潜在意識の大活用・あなたが変われば全てが変わる

潜在意識ってどんなもの? 

この世は全て催眠だ(587
人生の大敵は有頂天!

 「君の“精霊の踊り”は騒がしく、それ見よがしで、有頂天になって滑稽に聞こえる。この曲は死後の世界の音楽だよ。音量ではなく、雰囲気的にもっと静かに、もっと高貴に、自分というこの世での“生”の存在をかき消すような音色が欲しい」
 宇宿先生のこの言葉を頂戴したのは、私がスカウトされて10数年程経った30歳を過ぎた頃だと記憶します。
 私は、20歳でスカウトされて以来、“自分”を表現するために、それこそ師である宇宿先生の音楽に対する要望を、執念とも言える根気で応えてきました。そして、また後日話しますが、その間に不思議な縁で作曲することになった私の演歌第1号である「おもいで酒」が想像もしなかった大ヒットを記録し、それが元で一時疎遠になったこともありました。
 しかし、縁の深さは我々人間の想いを遙かに超えた“呼応”があり、その時は既に先生は東京に戻って、ヴィエール室内合奏団に続きフィルハーモニアTOKYOを設立し、定期演奏会を開催していました。この辺りもまた後日……。
 私の20歳代は、宇宿先生が解釈し、その(わざと)あやふやな指揮が、演奏者の自主性を喚起することがハッキリ分かり、何をやっても「OK」をもらう内に、だんだん有頂天になってゆきました。人は、手綱を締めてもらう“師”があってこそ、軌道修正できることを思い知らされた言葉が「君の精霊は騒がしい」でした。
 その時、オーケストラのメンバーの前で言われたことがとても恥ずかしく、自分のことを棚に上げて「個人レッスンの時に言ってくれれば良いのに……」などと、私に対する先生の指示を苦々しく思いました。今振り返ると、それ自体がそれみよがしで有頂天になり、滑稽でオーバーな演奏だったのがよく分かります。

 

★★「無」の心髄はなにか?★★
 私は、師の言うことが理解できなかった訳でも何でも無く、生意気になっていて、人の前では“良い格好”する癖がついていたのです。モーツァルトのコンチェルトはスムーズに練習が進んだその後での師の言葉です。きっとその時、私の顔は今までにないほど紅潮し、“羞恥心”の洪水の中で今迄のプライドがはじけ散ってしまったと思います。師の言葉、
 「もっと静かに、もっと高貴に、“生”をかき消せ!」
という指示は、私の人生を変えるターニングポイントとなりました。
 “もっと静かに”というのは、私の心のザワつきだったのです。
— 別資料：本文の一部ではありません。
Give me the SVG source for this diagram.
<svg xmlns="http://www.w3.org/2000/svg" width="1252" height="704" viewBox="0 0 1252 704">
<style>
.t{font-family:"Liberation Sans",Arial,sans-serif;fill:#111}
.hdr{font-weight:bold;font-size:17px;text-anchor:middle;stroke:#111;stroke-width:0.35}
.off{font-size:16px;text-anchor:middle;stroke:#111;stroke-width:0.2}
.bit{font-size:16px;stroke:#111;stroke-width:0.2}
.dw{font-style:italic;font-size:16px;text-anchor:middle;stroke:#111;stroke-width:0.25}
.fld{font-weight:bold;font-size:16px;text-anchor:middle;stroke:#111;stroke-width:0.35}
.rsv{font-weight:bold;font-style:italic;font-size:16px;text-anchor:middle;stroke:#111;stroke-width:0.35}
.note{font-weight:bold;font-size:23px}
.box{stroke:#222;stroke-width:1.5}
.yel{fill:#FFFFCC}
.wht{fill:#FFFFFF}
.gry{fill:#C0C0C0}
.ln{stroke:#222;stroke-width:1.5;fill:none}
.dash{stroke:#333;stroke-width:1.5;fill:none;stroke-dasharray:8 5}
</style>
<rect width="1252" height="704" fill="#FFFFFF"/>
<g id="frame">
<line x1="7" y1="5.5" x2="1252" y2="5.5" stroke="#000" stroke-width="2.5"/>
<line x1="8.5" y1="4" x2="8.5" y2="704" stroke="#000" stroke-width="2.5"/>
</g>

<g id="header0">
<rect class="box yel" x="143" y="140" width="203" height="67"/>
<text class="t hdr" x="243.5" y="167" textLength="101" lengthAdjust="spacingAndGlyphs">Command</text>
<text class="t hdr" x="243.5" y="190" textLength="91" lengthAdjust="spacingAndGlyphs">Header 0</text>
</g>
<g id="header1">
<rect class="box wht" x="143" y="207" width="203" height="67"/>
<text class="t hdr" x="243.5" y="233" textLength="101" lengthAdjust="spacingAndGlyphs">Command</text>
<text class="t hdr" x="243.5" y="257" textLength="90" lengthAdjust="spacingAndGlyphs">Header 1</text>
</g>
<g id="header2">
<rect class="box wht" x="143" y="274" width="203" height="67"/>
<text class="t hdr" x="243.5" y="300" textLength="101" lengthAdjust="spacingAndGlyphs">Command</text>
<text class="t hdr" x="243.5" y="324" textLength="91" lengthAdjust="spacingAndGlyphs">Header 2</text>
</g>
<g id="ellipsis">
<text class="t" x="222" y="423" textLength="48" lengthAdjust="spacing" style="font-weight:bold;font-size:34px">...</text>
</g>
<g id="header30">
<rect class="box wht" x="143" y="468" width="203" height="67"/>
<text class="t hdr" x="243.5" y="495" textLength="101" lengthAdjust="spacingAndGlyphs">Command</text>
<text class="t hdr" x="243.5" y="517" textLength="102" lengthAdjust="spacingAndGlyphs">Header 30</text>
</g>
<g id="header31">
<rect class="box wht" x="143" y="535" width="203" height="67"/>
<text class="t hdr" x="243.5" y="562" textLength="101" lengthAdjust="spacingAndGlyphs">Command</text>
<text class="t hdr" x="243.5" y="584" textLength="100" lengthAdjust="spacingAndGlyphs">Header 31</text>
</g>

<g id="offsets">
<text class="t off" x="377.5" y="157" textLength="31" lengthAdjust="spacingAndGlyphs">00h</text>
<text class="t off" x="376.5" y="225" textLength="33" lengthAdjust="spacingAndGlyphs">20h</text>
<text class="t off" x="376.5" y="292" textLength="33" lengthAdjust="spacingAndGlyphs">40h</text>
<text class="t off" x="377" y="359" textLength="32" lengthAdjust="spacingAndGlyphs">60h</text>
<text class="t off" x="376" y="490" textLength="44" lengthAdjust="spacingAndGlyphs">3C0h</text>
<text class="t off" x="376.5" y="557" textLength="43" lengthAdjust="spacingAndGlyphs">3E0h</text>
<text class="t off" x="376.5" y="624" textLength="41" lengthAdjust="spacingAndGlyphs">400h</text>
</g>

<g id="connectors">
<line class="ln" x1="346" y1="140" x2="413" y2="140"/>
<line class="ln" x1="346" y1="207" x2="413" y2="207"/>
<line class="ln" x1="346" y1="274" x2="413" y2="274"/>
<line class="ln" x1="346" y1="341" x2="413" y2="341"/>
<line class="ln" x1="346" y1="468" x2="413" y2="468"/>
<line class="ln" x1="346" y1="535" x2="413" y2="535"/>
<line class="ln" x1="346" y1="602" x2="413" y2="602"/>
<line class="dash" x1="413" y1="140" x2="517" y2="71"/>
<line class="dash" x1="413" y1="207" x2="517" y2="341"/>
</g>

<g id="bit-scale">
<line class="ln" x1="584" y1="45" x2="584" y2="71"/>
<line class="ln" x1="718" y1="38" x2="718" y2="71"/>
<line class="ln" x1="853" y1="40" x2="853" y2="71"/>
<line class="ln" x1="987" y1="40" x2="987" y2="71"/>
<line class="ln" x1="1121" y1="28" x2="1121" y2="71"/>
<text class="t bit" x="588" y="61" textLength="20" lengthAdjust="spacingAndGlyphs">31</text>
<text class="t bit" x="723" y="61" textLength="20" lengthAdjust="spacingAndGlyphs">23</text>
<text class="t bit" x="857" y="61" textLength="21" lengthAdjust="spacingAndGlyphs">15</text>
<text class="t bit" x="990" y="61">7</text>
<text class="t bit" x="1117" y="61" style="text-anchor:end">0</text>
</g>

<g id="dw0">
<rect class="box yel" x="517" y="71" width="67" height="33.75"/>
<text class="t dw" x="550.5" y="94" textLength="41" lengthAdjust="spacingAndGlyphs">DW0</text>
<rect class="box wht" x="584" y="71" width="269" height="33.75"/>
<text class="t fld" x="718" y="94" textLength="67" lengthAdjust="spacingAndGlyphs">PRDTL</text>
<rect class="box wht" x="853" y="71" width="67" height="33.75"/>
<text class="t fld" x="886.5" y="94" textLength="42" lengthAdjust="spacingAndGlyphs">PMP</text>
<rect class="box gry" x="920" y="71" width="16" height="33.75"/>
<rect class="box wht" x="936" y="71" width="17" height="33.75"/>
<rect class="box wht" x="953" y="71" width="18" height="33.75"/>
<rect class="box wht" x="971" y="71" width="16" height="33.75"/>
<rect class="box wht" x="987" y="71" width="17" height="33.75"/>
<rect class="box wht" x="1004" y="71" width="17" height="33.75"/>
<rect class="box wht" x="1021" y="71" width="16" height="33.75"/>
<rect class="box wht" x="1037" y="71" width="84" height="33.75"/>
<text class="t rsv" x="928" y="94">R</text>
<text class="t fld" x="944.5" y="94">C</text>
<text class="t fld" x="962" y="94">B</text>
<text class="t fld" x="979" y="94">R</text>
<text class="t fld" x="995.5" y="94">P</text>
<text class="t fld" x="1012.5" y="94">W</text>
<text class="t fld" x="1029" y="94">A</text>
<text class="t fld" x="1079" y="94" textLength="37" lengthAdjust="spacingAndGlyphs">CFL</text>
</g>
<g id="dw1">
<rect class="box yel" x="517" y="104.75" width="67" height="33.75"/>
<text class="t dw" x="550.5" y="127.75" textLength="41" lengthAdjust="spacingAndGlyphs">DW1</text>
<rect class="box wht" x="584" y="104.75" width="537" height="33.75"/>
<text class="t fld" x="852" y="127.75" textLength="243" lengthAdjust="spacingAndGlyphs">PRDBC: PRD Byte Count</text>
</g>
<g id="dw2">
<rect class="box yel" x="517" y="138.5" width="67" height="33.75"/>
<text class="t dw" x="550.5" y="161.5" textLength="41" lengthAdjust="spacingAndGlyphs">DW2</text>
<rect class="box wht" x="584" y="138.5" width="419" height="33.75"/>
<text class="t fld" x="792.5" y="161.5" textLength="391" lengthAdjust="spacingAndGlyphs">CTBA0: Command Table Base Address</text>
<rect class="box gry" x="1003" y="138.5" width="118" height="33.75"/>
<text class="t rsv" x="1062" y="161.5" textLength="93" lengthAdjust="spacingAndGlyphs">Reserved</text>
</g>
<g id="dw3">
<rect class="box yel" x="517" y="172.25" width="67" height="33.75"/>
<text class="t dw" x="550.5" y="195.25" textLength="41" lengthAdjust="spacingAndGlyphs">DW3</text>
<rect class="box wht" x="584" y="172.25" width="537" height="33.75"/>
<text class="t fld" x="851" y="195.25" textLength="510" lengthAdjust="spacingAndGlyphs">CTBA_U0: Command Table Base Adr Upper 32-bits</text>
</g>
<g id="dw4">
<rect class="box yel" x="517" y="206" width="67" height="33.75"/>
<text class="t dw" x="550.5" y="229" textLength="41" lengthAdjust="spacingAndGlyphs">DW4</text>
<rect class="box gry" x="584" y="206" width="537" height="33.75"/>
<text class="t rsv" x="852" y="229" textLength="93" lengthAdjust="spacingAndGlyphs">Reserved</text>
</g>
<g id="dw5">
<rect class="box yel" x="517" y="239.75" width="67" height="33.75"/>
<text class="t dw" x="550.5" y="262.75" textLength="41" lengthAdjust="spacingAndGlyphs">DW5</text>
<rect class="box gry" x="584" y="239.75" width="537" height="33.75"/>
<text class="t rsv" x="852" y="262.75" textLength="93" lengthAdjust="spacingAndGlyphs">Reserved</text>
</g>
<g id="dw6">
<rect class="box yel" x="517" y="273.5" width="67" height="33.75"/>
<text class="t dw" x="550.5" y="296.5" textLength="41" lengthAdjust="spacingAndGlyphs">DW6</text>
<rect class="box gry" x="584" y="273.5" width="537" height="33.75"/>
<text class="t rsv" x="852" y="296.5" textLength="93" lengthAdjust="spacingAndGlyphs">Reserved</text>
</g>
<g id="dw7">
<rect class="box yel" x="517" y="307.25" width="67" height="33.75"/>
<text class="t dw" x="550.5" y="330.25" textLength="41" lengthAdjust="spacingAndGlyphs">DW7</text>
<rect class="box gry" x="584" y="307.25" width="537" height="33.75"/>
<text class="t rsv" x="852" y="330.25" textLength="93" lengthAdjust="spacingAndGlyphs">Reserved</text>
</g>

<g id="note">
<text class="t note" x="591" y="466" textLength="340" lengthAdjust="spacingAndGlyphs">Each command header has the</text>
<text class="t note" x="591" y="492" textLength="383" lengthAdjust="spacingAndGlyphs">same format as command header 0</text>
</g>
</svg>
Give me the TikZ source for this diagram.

スカウトされた頃の「何が何でも師に付き従う」という親鸞上人の法然上人に対する様な“誓い”も、やがて師に対する“慣れ”から、少々“ぞんざい”(ダレ)になっていたのでしょう。周囲の人達は、家族の一員のように迎えて下さる宇宿一家の親しさを羨ましく思っていましたが、それがまた有頂天の引き金になったように思います。まさに「親しき仲に礼儀ナシ!」だったのです。
 そして、今当時を振り返ると、生意気ですが何をやっても“上手く熟(こな)した”ため、有頂天を通り越して「自意識過剰」に陥っていました。自意識は自分の事を省みる心ですが、これが過剰になると、周囲の人間のことばかりが気になり、
 「他人は自分の事をどのように見て、感じているのだろうか」
という完全な“気散状態”です。つまり、「自意識過剰は他人の意識」なのです。ですから、本当は常に“不安”だったのでしょう。それを打ち消すために、ますます練習に打ち込み……と言えば格好良いのですが、その本音は、他人に侮られたくないとか、彼等の前で恥をかいてなるものかといった的外れの汚れた心がその動機でした。それを我が師は、愛情を込めて「騒がしい、もっと静かに!」と表現して下さったのでしょう。
 「もっと高貴に」も、低次元の人間(失礼!)ほど「それみよがし」に他者のことを大切にします。それも、自分がよく見られたいために……。後に、本物の高貴な心を持っている日本を代表する方達に出逢いましたが、その人達は人間としての正しい姿を精魂込めて純粋に表現され、困っている人を助けるのではなく、精一杯邁進している人に寄り添っている姿(類項作用)が、気高く気品に満ち溢れていました。私のフルートも自分自身に向けて自分の理想の音やメロディーをもう一人の自分(それを聞く側の自分)に演奏することを忘れていました。その時、指揮者、オケのメンバー、観客ばかりを意識していました。これは美女がより美しく見せるために分厚い化粧をし、色気ムンムンで異性に近づいてゆくのに酷似しています。正に「過ぎたるは及ばざるが如し!」でした。
 そして、最後の「生をかき消せ!」……これこそ、“色即是空”の極意である、「無」の心髄を問われたのです。文字での表現はとても難しいのですが、私の感じるところでは、
 「何も存在しないのに、その時間と空間にはプラスの気が満ち、その時空の中に身をおくことだけで“歓び”に包まれる」
といった感じです。キリスト教やギリシャ神話が物語る4つの愛「エロス(男女の愛)・フィリア(友愛)・ストルゲー(家族愛)・アガペ(神への愛)」のどれかを心に宿した時、その“歓び”のスイッチが入るような、そんな気がします。